Three Richland city staff members on Wednesday tried to convince a crowd of more than 100 residents angry about a proposed apartment complex that the city isn't their enemy.
Based on the crowd's body language and the disgruntled murmurs rippling through the council chambers, the city will have an uphill battle regaining these residents' trust.
Most of the people who came to city hall for the informal meeting about the proposed 176-unit apartment complex on the southwest corner of Westcliffe Boulevard and Brantingham Road are residents of the Applewood Estates Homeowners Association and Brantingham Greens Homeowners Association, the two groups that represent homeowners living in the area.
The two groups filed suit against the city, Wolff Enterprises and Badger Mountain Village Investments on Monday seeking to invalidate the city decision that allowed the developer to alter the plan from a senior housing complex on 30 acres to $1,100-per-month apartments on 15 acres.

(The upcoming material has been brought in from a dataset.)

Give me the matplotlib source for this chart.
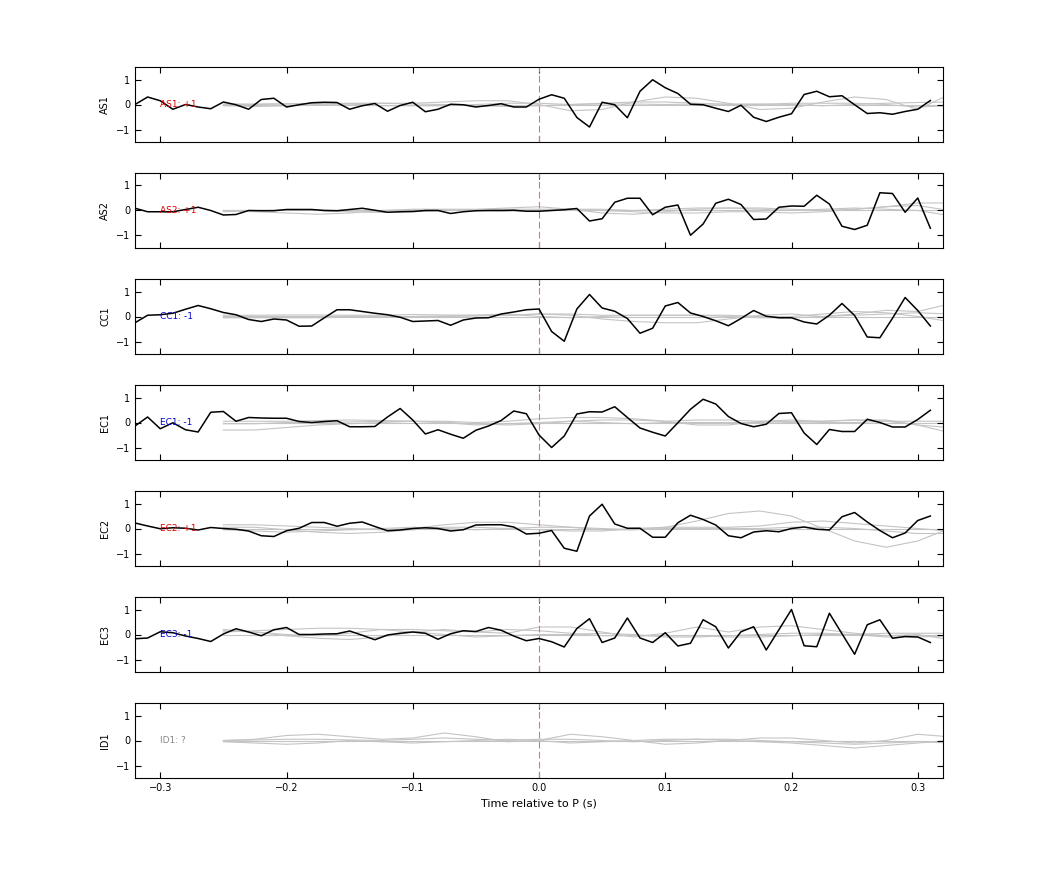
import numpy as np
import matplotlib
matplotlib.use("Agg")
import matplotlib.pyplot as plt

stations = ["AS1", "AS2", "CC1", "EC1", "EC2", "EC3", "ID1"]
polarity = ["+1", "+1", "-1", "-1", "+1", "-1", "?"]

t_black = np.round(np.arange(-0.32, 0.315, 0.01), 3)
t_grey = np.round(np.arange(-0.25, 0.33, 0.025), 3)

AS1 = [0, 0.3, 0.15, -0.19, 0, -0.1, -0.17, 0.1, -0.01, -0.19, 0.2, 0.25, -0.1, -0.01, 0.07, 0.09, 0.08,
       -0.19, -0.05, 0.04, -0.27, -0.04, 0.09, -0.29, -0.19, 0.01, -0.01, -0.1, -0.04, 0.03, -0.1, -0.1, 0.21,
       0.39, 0.25, -0.52, -0.9, 0.09, -0.01, -0.53, 0.53, 0.99, 0.67, 0.44, 0.01, -0.01, -0.15, -0.28, -0.03,
       -0.51, -0.68, -0.51, -0.37, 0.4, 0.53, 0.31, 0.35, -0.01, -0.36, -0.33, -0.39, -0.28, -0.19, 0.16]
AS2 = [0.09, -0.05, -0.05, -0.05, 0.04, 0.13, 0, -0.18, -0.16, 0, -0.01, -0.01, 0.04, 0.04, 0.04, 0, -0.01,
       0.04, 0.09, 0.01, -0.07, -0.05, -0.04, 0, 0, -0.12, -0.05, -0.01, 0, 0, 0.01, -0.03, -0.03,
       0.0, 0.03, 0.08, -0.42, -0.33, 0.33, 0.49, 0.49, -0.17, 0.13, 0.22, -0.99, -0.54, 0.29, 0.45, 0.24,
       -0.36, -0.34, 0.13, 0.18, 0.17, 0.61, 0.26, -0.63, -0.76, -0.59, 0.71, 0.68, -0.07, 0.5, -0.71]
CC1 = [-0.25, 0.05, 0.07, 0.13, 0.29, 0.44, 0.31, 0.16, 0.07, -0.12, -0.2, -0.1, -0.14, -0.39, -0.38, -0.05,
       0.27, 0.27, 0.2, 0.13, 0.07, -0.03, -0.2, -0.18, -0.16, -0.35, -0.14, -0.06, -0.05, 0.1, 0.18, 0.27, 0.3,
       -0.6, -0.99, 0.3, 0.88, 0.34, 0.21, -0.08, -0.67, -0.47, 0.42, 0.56, 0.14, 0, -0.17, -0.37, -0.08,
       0.24, 0.01, -0.05, -0.05, -0.22, -0.3, 0.05, 0.52, 0.04, -0.82, -0.85, -0.07, 0.76, 0.24, -0.38]
EC1 = [-0.14, 0.22, -0.25, -0.01, -0.29, -0.38, 0.41, 0.44, 0.05, 0.2, 0.18, 0.17, 0.17, 0.04, 0, 0.04, 0.07,
       -0.17, -0.17, -0.16, 0.22, 0.56, 0.1, -0.46, -0.29, -0.47, -0.63, -0.31, -0.14, 0.08, 0.46, 0.35, -0.5,
       -1.0, -0.54, 0.34, 0.43, 0.42, 0.63, 0.2, -0.22, -0.39, -0.54, -0.01, 0.53, 0.93, 0.74, 0.24, -0.04,
       -0.17, -0.07, 0.36, 0.39, -0.42, -0.88, -0.28, -0.36, -0.36, 0.13, 0, -0.18, -0.18, 0.12, 0.49]
EC2 = [0.22, 0.1, -0.01, 0.03, 0.01, -0.06, 0.04, 0, -0.03, -0.1, -0.29, -0.32, -0.09, 0.01, 0.24, 0.24, 0.09,
       0.21, 0.26, 0.08, -0.09, -0.06, 0, 0.03, 0, -0.1, -0.05, 0.14, 0.15, 0.15, 0.06, -0.22, -0.19,
       -0.08, -0.79, -0.91, 0.5, 0.97, 0.18, 0.01, 0.01, -0.35, -0.35, 0.23, 0.53, 0.36, 0.14, -0.29, -0.37,
       -0.14, -0.09, -0.13, 0, 0.06, -0.03, -0.06, 0.47, 0.64, 0.26, -0.08, -0.37, -0.18, 0.32, 0.5]
EC3 = [-0.17, -0.14, 0.11, 0.07, -0.06, -0.16, -0.28, 0.02, 0.23, 0.1, -0.05, 0.19, 0.28, 0, 0, 0.02, 0.03,
       0.14, -0.03, -0.21, -0.02, 0.05, 0.1, 0.05, -0.19, 0.03, 0.15, 0.12, 0.28, 0.17, -0.06, -0.25, -0.16,
       -0.29, -0.5, 0.24, 0.63, -0.32, -0.14, 0.66, -0.14, -0.32, 0.07, -0.46, -0.35, 0.59, 0.31, -0.54, 0.11,
       0.31, -0.62, 0.19, 1.0, -0.45, -0.49, 0.85, 0.03, -0.79, 0.39, 0.59, -0.15, -0.08, -0.1, -0.32]
black_traces = [AS1, AS2, CC1, EC1, EC2, EC3, None]

# grey traces sampled every 0.025 s from -0.25 s
grey_AS1 = [
    [0, 0, 0.02, 0.03, 0.05, 0.05, 0.05, 0.1, 0.15, 0.15, 0.0, -0.25, -0.2, 0.1, 0.3, 0.25, 0.05, -0.2, -0.15, 0.1, 0.3, 0.2, -0.2, 0.4],
    [-0.05, -0.08, -0.05, 0.0, 0.02, -0.05, -0.05, -0.05, 0.0, 0.05, 0.05, 0.0, 0.05, 0.1, 0.1, 0.05, 0.0, 0.0, 0.05, 0.05, 0.05, 0.0, -0.1, -0.05],
    [0.02, 0.02, 0.03, 0.05, 0.03, 0.05, 0.02, 0.0, -0.05, -0.08, -0.05, 0.0, 0.02, 0.02, 0.0, 0.02, 0.02, 0.02, 0.0, -0.05, 0.0, 0.05, 0.08, 0.1],
]
grey_AS2 = [
    [0, -0.05, -0.1, -0.15, -0.1, 0.0, 0.05, 0.05, 0.05, 0.1, 0.15, 0.05, -0.1, -0.15, -0.05, 0.05, 0.1, 0.1, 0.05, 0.0, 0.05, 0.15, 0.3, 0.3],
    [-0.05, 0.0, 0.02, 0.0, -0.05, -0.08, -0.05, 0.0, 0.02, 0.05, 0.05, 0.05, 0.0, -0.05, -0.1, -0.1, -0.05, -0.05, -0.1, -0.05, 0.05, 0.15, 0.2, 0.0],
    [0.0, 0.0, 0.02, 0.02, 0.0, 0.0, 0.0, 0.02, 0.0, -0.02, 0.0, 0.05, 0.05, 0.0, 0.05, 0.1, 0.1, 0.05, 0.0, 0.05, 0.1, 0.05, 0.0, -0.2],
]
grey_CC1 = [
    [0.05, 0.05, 0.06, 0.06, 0.05, 0.05, 0.08, 0.06, 0.05, 0.05, 0.1, 0.05, -0.1, -0.2, -0.25, -0.25, -0.1, 0.05, 0.1, 0.0, 0.1, 0.25, 0.2, 0.5],
    [-0.05, -0.05, -0.05, -0.05, -0.02, 0.0, 0.0, 0.0, 0.02, 0.05, 0.1, 0.1, 0.05, 0.05, 0.05, 0.05, 0.05, 0.0, 0.0, 0.1, 0.2, 0.15, 0.0, -0.2],
    [0.0, 0.0, 0.0, 0.0, 0.0, 0.0, 0.0, 0.02, 0.05, 0.1, 0.0, -0.05, 0.0, 0.05, 0.05, 0.05, 0.0, -0.05, -0.05, 0.0, 0.05, 0.1, 0.15, 0.1],
]
grey_EC1 = [
    [-0.3, -0.3, -0.2, -0.1, -0.05, 0.0, 0.05, 0.05, 0.0, 0.05, 0.15, 0.2, 0.2, 0.15, 0.05, -0.1, -0.1, 0.05, 0.1, 0.05, 0.1, 0.1, -0.1, -0.4],
    [0.05, 0.05, 0.05, 0.08, 0.1, 0.08, 0.05, 0.0, -0.05, -0.1, -0.05, 0.05, 0.1, 0.1, 0.05, 0.1, 0.1, 0.05, 0.0, 0.05, 0.1, 0.05, -0.1, -0.2],
    [-0.05, -0.05, 0.0, 0.0, 0.02, 0.05, 0.05, 0.0, -0.1, -0.05, 0.0, 0.05, 0.0, -0.05, 0.0, 0.0, 0.0, 0.0, 0.05, 0.0, 0.0, 0.05, 0.05, 0.05],
]
grey_EC2 = [
    [0.15, 0.15, 0.1, 0.05, 0.0, -0.05, 0.0, 0.15, 0.25, 0.25, 0.15, 0.05, -0.05, -0.05, 0.05, 0.3, 0.6, 0.7, 0.5, 0.0, -0.5, -0.75, -0.5, 0.0],
    [0.05, 0.05, -0.05, -0.15, -0.2, -0.15, -0.05, 0.05, 0.05, 0.0, -0.05, -0.1, -0.1, 0.0, 0.05, 0.05, 0.05, 0.1, 0.25, 0.3, 0.2, 0.1, 0.0, -0.1],
    [-0.05, -0.1, -0.15, -0.1, -0.05, 0.0, 0.05, 0.0, -0.05, 0.0, 0.05, 0.05, 0.0, -0.05, 0.0, 0.0, 0.0, 0.0, 0.05, 0.05, 0.0, -0.1, -0.2, -0.2],
]
grey_EC3 = [
    [0.15, 0.1, -0.05, -0.15, -0.2, -0.1, 0.1, 0.2, 0.1, 0.05, 0.3, 0.3, 0.1, -0.1, 0.05, 0.3, 0.1, 0.3, 0.35, 0.2, 0.05, -0.05, 0.0, -0.2],
    [0.1, 0.15, 0.2, 0.25, 0.25, 0.2, 0.1, 0.0, -0.1, -0.05, 0.0, 0.0, 0.05, 0.0, -0.1, -0.1, -0.05, 0.0, 0.05, 0.05, 0.0, -0.1, -0.1, -0.05],
    [0.2, 0.1, 0.0, -0.05, 0.05, 0.2, 0.2, 0.15, 0.1, 0.2, 0.15, 0.05, -0.05, -0.05, -0.05, -0.05, -0.1, -0.1, -0.05, 0.0, 0.0, 0.05, 0.05, 0.05],
]
grey_ID1 = [
    [0.0, 0.05, 0.2, 0.25, 0.15, 0.05, 0.1, 0.3, 0.15, -0.05, 0.0, 0.25, 0.15, 0.0, -0.15, -0.1, 0.0, 0.1, 0.1, 0.0, -0.1, 0.0, 0.25, 0.15],
    [-0.05, -0.1, -0.15, -0.1, 0.0, -0.05, -0.1, -0.05, 0.0, 0.05, 0.0, -0.1, -0.05, 0.0, 0.05, 0.05, 0.0, -0.05, -0.1, -0.2, -0.3, -0.2, -0.1, 0.0],
    [0.0, 0.02, 0.05, 0.05, 0.02, 0.0, 0.05, 0.1, 0.05, 0.0, 0.05, 0.05, 0.0, -0.05, 0.0, 0.05, 0.05, 0.0, -0.05, -0.1, -0.15, -0.1, -0.05, -0.1],
]
grey_traces = [grey_AS1, grey_AS2, grey_CC1, grey_EC1, grey_EC2, grey_EC3, grey_ID1]

pol_color = {"+1": "#dd0000", "-1": "#0000cc", "?": "#888888"}

fig = plt.figure(figsize=(10.42, 8.75), dpi=100)
W, H = 1042, 875
left, right = 135, 943
tops = [67, 173, 279, 385, 491, 597, 703]
ph = 75
for i, st in enumerate(stations):
    ax = fig.add_axes([left / W, 1 - (tops[i] + ph) / H, (right - left) / W, ph / H])
    for g in grey_traces[i]:
        ax.plot(t_grey, g, color="#c4c4c4", lw=0.8, zorder=1)
    ax.axhline(0, xmin=(-0.25 + 0.32) / 0.64, color="#c4c4c4", lw=0.8, zorder=1)
    if black_traces[i] is not None:
        ax.plot(t_black, black_traces[i], color="black", lw=1.1, zorder=3)
    ax.axvline(0, color="#e87070", lw=0.8, dashes=(6, 3), zorder=2)
    ax.text(-0.3, 0, f"{st}: {polarity[i]}", color=pol_color[polarity[i]], fontsize=6.5,
            va="center", ha="left", zorder=4)
    ax.set_xlim(-0.32, 0.32)
    ax.set_ylim(-1.5, 1.5)
    ax.set_yticks([-1, 0, 1])
    ax.set_xticks([-0.3, -0.2, -0.1, 0, 0.1, 0.2, 0.3])
    ax.set_ylabel(st, fontsize=7)
    ax.tick_params(direction="in", top=True, right=True, labelsize=7, length=4, width=0.8)
    for s in ax.spines.values():
        s.set_linewidth(0.8)
    if i < len(stations) - 1:
        ax.set_xticklabels([])
    else:
        ax.set_xlabel("Time relative to P (s)", fontsize=8)

fig.savefig("out.png", dpi=100)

Homeowners have argued the plan change increases the density, and will add traffic to the neighborhood, drive down their property values, overburden local schools and potentially attract crime if apartments are rented to low-income or government-subsidized tenants.
Developer Wolff Enterprises also proposed to develop 15 acres on the back side of the site with single-family homes, but withdrew the application for the necessary land-use change Monday.

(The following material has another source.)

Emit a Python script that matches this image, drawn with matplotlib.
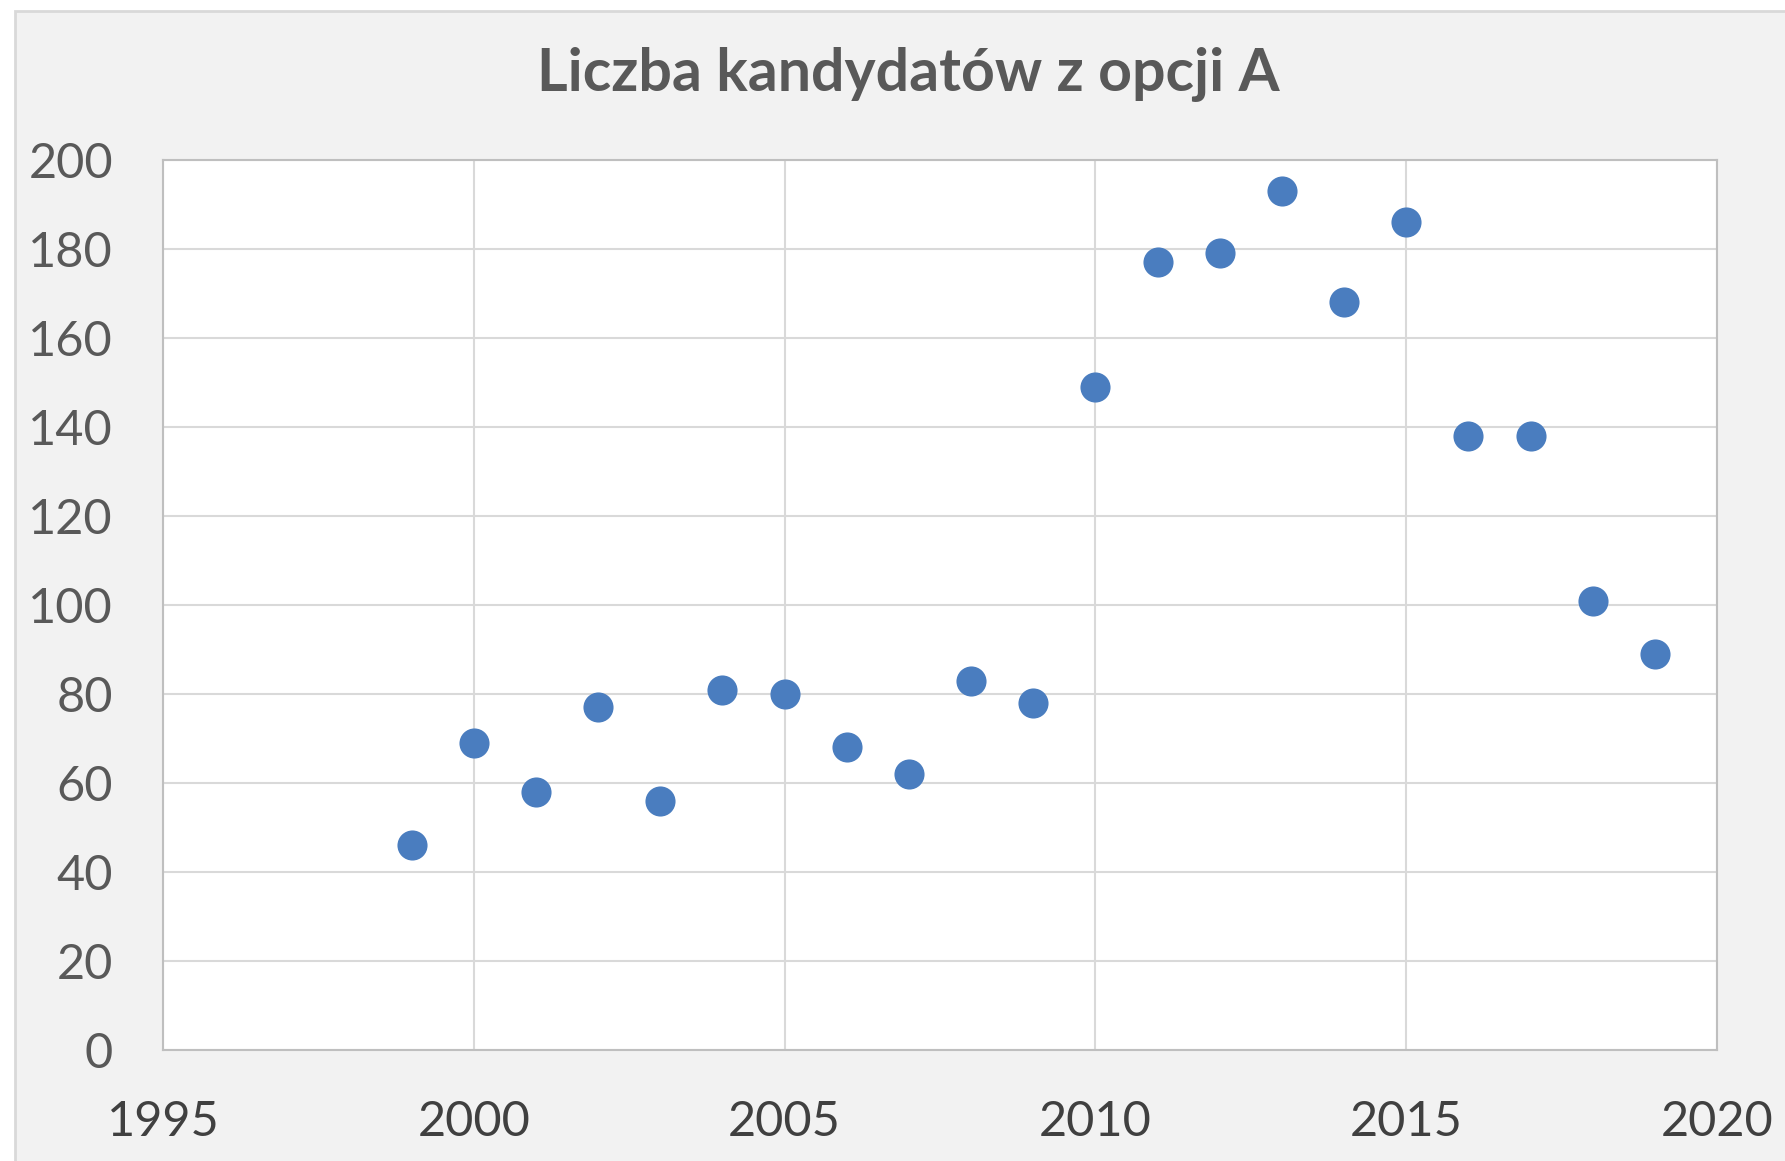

Applewood and Brantingham Greens homeowners also are upset that the city staff approved the change without a public hearing or getting the city council involved.

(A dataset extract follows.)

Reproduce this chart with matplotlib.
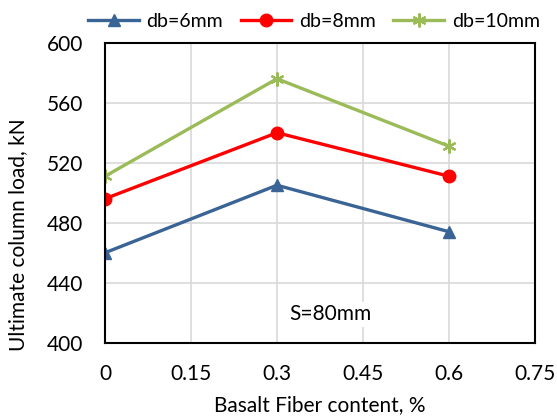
import numpy as np
import matplotlib.pyplot as plt

plt.rcParams['font.family'] = ['Lato', 'DejaVu Sans']

fiber = [0, 0.3, 0.6]
load_db6 = [460, 505, 474]
load_db8 = [496, 540, 511]
load_db10 = [511, 576, 531]
labels = ['db=6mm', 'db=8mm', 'db=10mm']

fig = plt.figure(figsize=(5.57, 4.19), dpi=100)
ax = fig.add_axes([0.1885, 0.182, 0.772, 0.716])

ax.plot(fiber, load_db6, '-^', color='#3A6496', lw=2.4, ms=9, label=labels[0])
ax.plot(fiber, load_db8, '-o', color='#FF0000', lw=2.4, ms=9, label=labels[1])
ax.plot(fiber, load_db10, '-', marker=(6, 2, 0), color='#9BBB59', lw=2.4, ms=10, mew=1.6,
        label=labels[2])

ax.set_xlim(0, 0.75)
ax.set_ylim(400, 600)
ax.set_xticks([0, 0.15, 0.3, 0.45, 0.6, 0.75])
ax.set_xticklabels(['0', '0.15', '0.3', '0.45', '0.6', '0.75'])
ax.set_yticks(np.arange(400, 601, 40))
ax.grid(True, color='#D9D9D9', lw=1.2)
ax.set_axisbelow(True)
ax.tick_params(length=0, labelsize=15)
ax.tick_params(axis='x', pad=15)
ax.tick_params(axis='y', pad=16)
for s in ax.spines.values():
    s.set_linewidth(1.5)
    s.set_color('black')

ax.set_xlabel('Basalt Fiber content, %', fontsize=15)
ax.set_ylabel('Ultimate column load, kN', fontsize=15)
ax.xaxis.set_label_coords(0.5, -0.175)
ax.yaxis.set_label_coords(-0.18, 0.36)

ax.text(0.394, 419, 'S=80mm', fontsize=15, ha='center', va='center',
        bbox=dict(facecolor='white', edgecolor='none', pad=2))

ax.legend(loc='lower center', bbox_to_anchor=(0.486, 1.0), ncol=3, frameon=False,
          fontsize=14, handlelength=2.6, columnspacing=0.9, handletextpad=0.4,
          borderaxespad=0.25)

fig.savefig('out.png', dpi=100)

Deputy City Manager Bill King offered a qualified mea culpa on behalf of the city staff during the informal meeting Wednesday.
"We would do this differently if we had the opportunity," King said. "I still think the decision was appropriate under the rules. ... The decision was reviewed by myself and others. We all felt it was a proper application of the city's codes. That may turn out to be wrong."
While some of the homeowners were asking the city to withdraw approval and building permits for the apartment complex, King said the city's attorneys have advised that this can't be done without a directive from a court.
Boyd Wilson, who lives on Manchester Street, suggested the developer reconsider the apartment complex and build condominiums or townhouses instead.
"Nearly all of the surrounding area is owner-occupied," Wilson said. "You are disrupting our neighborhood."
Wilson said townhouses or condos could provide affordable homes for young couples or working professionals, would be marketable for the developer and would bring property tax dollars for the city.
"It would be a great development for all the parties," he said.
Joe Organic, a representative for Wolff Enterprises, said the company would consider that, but also worked to reassure the homeowners that an apartment complex would be high quality, would be buffered by trees and landscaping, and wouldn't devalue their neighborhood.
"I am trying to convey a sense of quality," he said.
Homeowners responded they were more concerned about cars and their property values than how many trees the company plants.
The homeowners' attorney has estimated a Benton County judge will have a preliminary hearing on the lawsuit in 30 to 45 days.